Directions =
Leave the pictures out and retype the lines from the beginning through the line with "import pandas as pd", both ends included.

Material =
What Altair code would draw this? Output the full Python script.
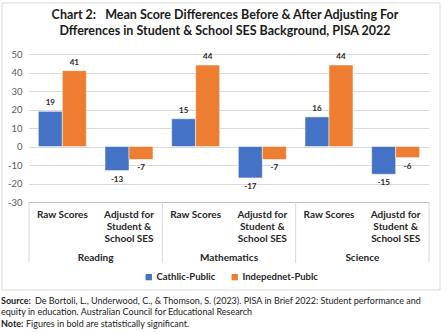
import altair as alt
import pandas as pd

groups = ["Reading", "Mathematics", "Science"]
subs = ["Raw Scores", "Adjustd for\nStudent &\nSchool SES"]
series = ["Cathlic-Public", "Indepednet-Publc"]
catholic = [19, -13, 15, -17, 16, -15]
independent = [41, -7, 44, -7, 44, -6]
title_lines = ["Chart 2:\u00a0\u00a0\u00a0Mean Score Differences Before & After Adjusting For",
               "Dfferences in Student & School SES Background, PISA 2022"]
source_lines = [("Source:", "De Bortoli, L., Underwood, C., & Thomson, S. (2023). PISA in Brief 2022: Student performance and"),
                ("", "equity in education. Australian Council for Educational Research"),
                ("Note:", "Figures in bold are statistically significant.")]

FONT = "Lato"
slots = [f"{g}|{s}" for g in groups for s in subs]
rows = []
for i, sl in enumerate(slots):
    rows.append({"slot": sl, "series": series[0], "value": catholic[i], "lab": str(catholic[i])})
    rows.append({"slot": sl, "series": series[1], "value": independent[i], "lab": str(independent[i])})
df = pd.DataFrame(rows)
sub_df = pd.DataFrame({"slot": slots, "label": [s for g in groups for s in subs]})
grp_df = pd.DataFrame({"g": [i + 0.5 for i in range(len(groups))], "label": groups})
sep_df = pd.DataFrame({"b": list(range(len(groups) + 1))})
one = pd.DataFrame({"k": [0]})

band = alt.Scale(type="band", domain=slots, paddingInner=0.28, paddingOuter=0.14)
xband = alt.X("slot:N", scale=band, axis=None)
yscale = alt.Scale(domain=[-30, 50], nice=False)
yaxis = alt.Axis(values=list(range(-30, 51, 10)), title=None, grid=True,
                 gridColor="#D9D9D9", domain=False, ticks=False,
                 labelColor="#595959", labelFontSize=9.5, labelFont=FONT,
                 labelPadding=7, labelExpr="'' + datum.value")
yq = alt.Y("value:Q", scale=yscale, axis=yaxis)
colors = alt.Scale(domain=series, range=["#4472C4", "#ED7D31"])
xoff = alt.XOffset("series:N", scale=alt.Scale(domain=series, paddingInner=0, paddingOuter=0))

bars = alt.Chart(df).mark_bar(stroke="white", strokeWidth=0.5).encode(
    x=xband, xOffset=xoff, y=yq,
    color=alt.Color("series:N", scale=colors,
                    legend=alt.Legend(title=None, orient="none", legendX=115, legendY=218,
                                      direction="horizontal", symbolType="square",
                                      symbolSize=40, symbolStrokeWidth=0,
                                      labelFont=FONT, labelFontSize=9.5,
                                      labelFontWeight="bold", labelColor="#262626",
                                      columnPadding=14, labelOffset=3)))

num_pos = alt.Chart(df).transform_filter("datum.value >= 0").mark_text(
    baseline="bottom", dy=-4, font=FONT, fontSize=8, fontWeight="bold", color="#262626").encode(
    x=xband, xOffset=xoff, y=yq, text="lab:N")
num_neg = alt.Chart(df).transform_filter("datum.value < 0").mark_text(
    baseline="top", dy=5, font=FONT, fontSize=8, fontWeight="bold", color="#262626").encode(
    x=xband, xOffset=xoff, y=yq, text="lab:N")

sub_text = alt.Chart(sub_df).mark_text(
    baseline="top", lineBreak="\n", lineHeight=12, font=FONT, fontSize=10,
    fontWeight="bold", color="#262626").encode(
    x=alt.X("slot:N", scale=band, axis=None), y=alt.value(156), text="label:N")

qx = alt.Scale(domain=[0, len(groups)], nice=False, zero=False)
grp_text = alt.Chart(grp_df).mark_text(
    baseline="middle", font=FONT, fontSize=10, fontWeight="bold", color="#262626").encode(
    x=alt.X("g:Q", scale=qx, axis=None), y=alt.value(204), text="label:N")
seps = alt.Chart(sep_df).mark_rule(color="#D9D9D9", strokeWidth=1).encode(
    x=alt.X("b:Q", scale=qx, axis=None), y=alt.value(148), y2=alt.value(209))
base_line = alt.Chart(one).mark_rule(color="#BFBFBF").encode(
    x=alt.value(0), x2=alt.value(400), y=alt.value(148.5))

title_layers = [
    alt.Chart(one).mark_text(font=FONT, fontSize=12.5, fontWeight="bold",
                             color="#1a1a1a", baseline="middle").encode(
        x=alt.value(196), y=alt.value(yy), text=alt.value(t))
    for t, yy in zip(title_lines, [-39, -23])
]

border = alt.Chart(one).mark_rect(fill=None, stroke="#D9D9D9", strokeWidth=1).encode(
    x=alt.value(-27), x2=alt.value(411), y=alt.value(-51), y2=alt.value(236))

src_layers = []
for i, (b, r) in enumerate(source_lines):
    yy = 246.5 + i * 11.5
    xr = -28 + (34 if b == "Source:" else 25 if b else 0)
    if b:
        src_layers.append(alt.Chart(one).mark_text(
            font=FONT, fontSize=9, fontWeight="bold", align="left", baseline="middle",
            color="#1a1a1a").encode(x=alt.value(-28), y=alt.value(yy), text=alt.value(b)))
    src_layers.append(alt.Chart(one).mark_text(
        font=FONT, fontSize=9, align="left", baseline="middle",
        color="#1a1a1a").encode(x=alt.value(xr), y=alt.value(yy), text=alt.value(r)))

chart = alt.layer(border, bars, num_pos, num_neg, sub_text, base_line, grp_text, seps,
                  *title_layers, *src_layers).resolve_scale(x="independent").properties(
    width=400, height=148, autosize="none",
    padding={"left": 29, "top": 54, "right": 18, "bottom": 130},
    background="white").configure_view(stroke=None)

chart.save("out.html", embed_options={"renderer": "svg", "actions": False})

Output below =
What Altair code would draw this? Output the full Python script.
import altair as alt
import pandas as pd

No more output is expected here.